■ Material provided
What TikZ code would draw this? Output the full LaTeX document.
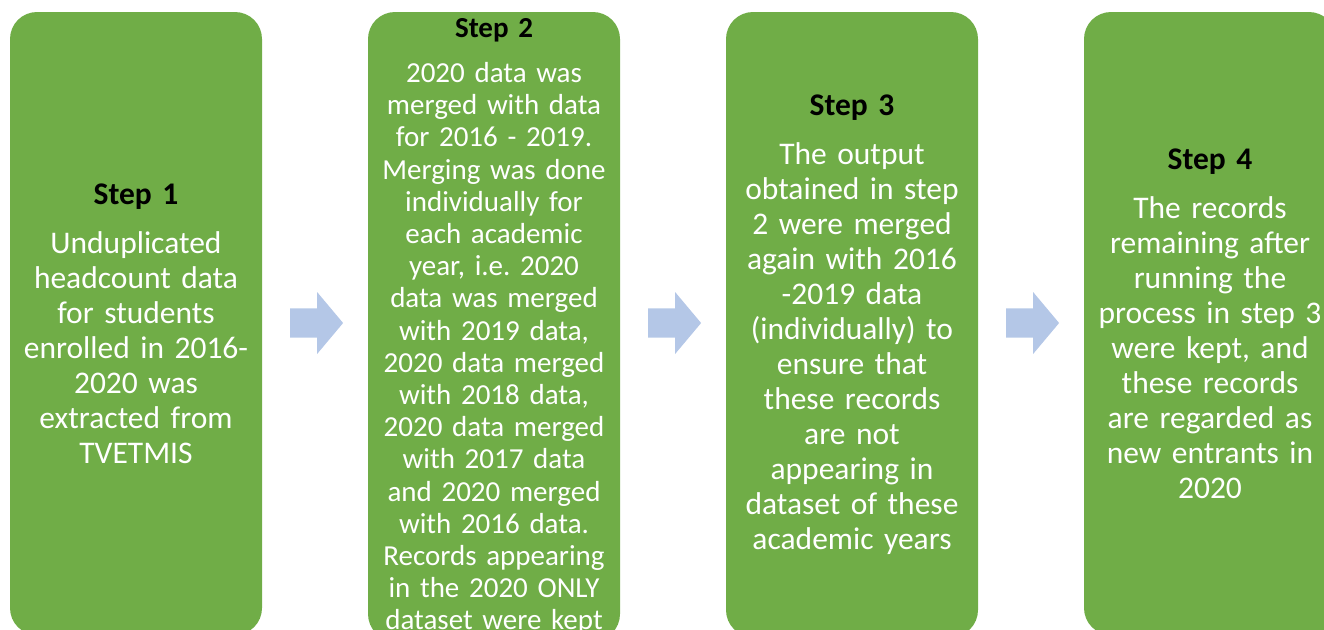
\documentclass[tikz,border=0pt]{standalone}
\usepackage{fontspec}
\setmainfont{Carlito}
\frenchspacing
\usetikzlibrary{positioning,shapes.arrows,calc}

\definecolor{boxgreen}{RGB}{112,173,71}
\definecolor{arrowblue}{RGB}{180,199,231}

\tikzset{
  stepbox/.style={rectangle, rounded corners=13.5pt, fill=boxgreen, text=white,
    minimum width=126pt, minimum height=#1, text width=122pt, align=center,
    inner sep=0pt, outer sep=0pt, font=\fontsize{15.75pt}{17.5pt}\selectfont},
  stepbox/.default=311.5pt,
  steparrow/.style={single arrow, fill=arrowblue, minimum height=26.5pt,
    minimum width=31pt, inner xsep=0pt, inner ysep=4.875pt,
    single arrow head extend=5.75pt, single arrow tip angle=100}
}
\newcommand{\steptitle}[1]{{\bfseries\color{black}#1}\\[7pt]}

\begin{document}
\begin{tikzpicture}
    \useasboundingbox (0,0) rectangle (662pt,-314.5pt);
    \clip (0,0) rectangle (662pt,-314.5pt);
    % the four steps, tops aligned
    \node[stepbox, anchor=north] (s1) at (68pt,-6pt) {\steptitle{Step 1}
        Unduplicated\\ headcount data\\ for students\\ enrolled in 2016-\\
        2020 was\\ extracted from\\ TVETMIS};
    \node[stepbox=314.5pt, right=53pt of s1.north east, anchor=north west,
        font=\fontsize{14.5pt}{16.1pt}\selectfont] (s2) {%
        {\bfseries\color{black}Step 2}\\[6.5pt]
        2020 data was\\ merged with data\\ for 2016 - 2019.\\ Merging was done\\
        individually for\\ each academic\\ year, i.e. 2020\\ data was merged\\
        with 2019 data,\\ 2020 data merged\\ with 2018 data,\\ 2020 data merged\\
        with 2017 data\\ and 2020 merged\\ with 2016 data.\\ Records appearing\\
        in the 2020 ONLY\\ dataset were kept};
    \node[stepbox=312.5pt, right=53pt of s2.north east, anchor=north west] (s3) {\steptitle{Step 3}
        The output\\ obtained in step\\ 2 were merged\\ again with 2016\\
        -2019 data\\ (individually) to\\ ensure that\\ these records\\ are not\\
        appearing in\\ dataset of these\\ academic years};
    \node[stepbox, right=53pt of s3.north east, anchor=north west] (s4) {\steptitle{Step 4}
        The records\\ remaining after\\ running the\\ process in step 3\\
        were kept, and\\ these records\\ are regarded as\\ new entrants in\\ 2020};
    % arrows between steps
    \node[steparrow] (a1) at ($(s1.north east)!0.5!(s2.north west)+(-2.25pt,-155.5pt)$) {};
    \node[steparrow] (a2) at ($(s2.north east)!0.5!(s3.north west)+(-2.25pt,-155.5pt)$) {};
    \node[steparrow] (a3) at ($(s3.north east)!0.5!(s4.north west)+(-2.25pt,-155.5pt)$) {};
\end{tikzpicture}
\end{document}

■ Aim of the task
Quote all the lines above exactly as given. Do not include the pictures.

■ Answer to the task
What TikZ code would draw this? Output the full LaTeX document.
\documentclass[tikz,border=0pt]{standalone}
\usepackage{fontspec}
\setmainfont{Carlito}
\frenchspacing
\usetikzlibrary{positioning,shapes.arrows,calc}

\definecolor{boxgreen}{RGB}{112,173,71}
\definecolor{arrowblue}{RGB}{180,199,231}

\tikzset{
  stepbox/.style={rectangle, rounded corners=13.5pt, fill=boxgreen, text=white,
    minimum width=126pt, minimum height=#1, text width=122pt, align=center,
    inner sep=0pt, outer sep=0pt, font=\fontsize{15.75pt}{17.5pt}\selectfont},
  stepbox/.default=311.5pt,
  steparrow/.style={single arrow, fill=arrowblue, minimum height=26.5pt,
    minimum width=31pt, inner xsep=0pt, inner ysep=4.875pt,
    single arrow head extend=5.75pt, single arrow tip angle=100}
}
\newcommand{\steptitle}[1]{{\bfseries\color{black}#1}\\[7pt]}

\begin{document}
\begin{tikzpicture}
    \useasboundingbox (0,0) rectangle (662pt,-314.5pt);
    \clip (0,0) rectangle (662pt,-314.5pt);
    % the four steps, tops aligned
    \node[stepbox, anchor=north] (s1) at (68pt,-6pt) {\steptitle{Step 1}
        Unduplicated\\ headcount data\\ for students\\ enrolled in 2016-\\
        2020 was\\ extracted from\\ TVETMIS};
    \node[stepbox=314.5pt, right=53pt of s1.north east, anchor=north west,
        font=\fontsize{14.5pt}{16.1pt}\selectfont] (s2) {%
        {\bfseries\color{black}Step 2}\\[6.5pt]
        2020 data was\\ merged with data\\ for 2016 - 2019.\\ Merging was done\\
        individually for\\ each academic\\ year, i.e. 2020\\ data was merged\\
        with 2019 data,\\ 2020 data merged\\ with 2018 data,\\ 2020 data merged\\
        with 2017 data\\ and 2020 merged\\ with 2016 data.\\ Records appearing\\
        in the 2020 ONLY\\ dataset were kept};
    \node[stepbox=312.5pt, right=53pt of s2.north east, anchor=north west] (s3) {\steptitle{Step 3}
        The output\\ obtained in step\\ 2 were merged\\ again with 2016\\
        -2019 data\\ (individually) to\\ ensure that\\ these records\\ are not\\
        appearing in\\ dataset of these\\ academic years};
    \node[stepbox, right=53pt of s3.north east, anchor=north west] (s4) {\steptitle{Step 4}
        The records\\ remaining after\\ running the\\ process in step 3\\
        were kept, and\\ these records\\ are regarded as\\ new entrants in\\ 2020};
    % arrows between steps
    \node[steparrow] (a1) at ($(s1.north east)!0.5!(s2.north west)+(-2.25pt,-155.5pt)$) {};
    \node[steparrow] (a2) at ($(s2.north east)!0.5!(s3.north west)+(-2.25pt,-155.5pt)$) {};
    \node[steparrow] (a3) at ($(s3.north east)!0.5!(s4.north west)+(-2.25pt,-155.5pt)$) {};
\end{tikzpicture}
\end{document}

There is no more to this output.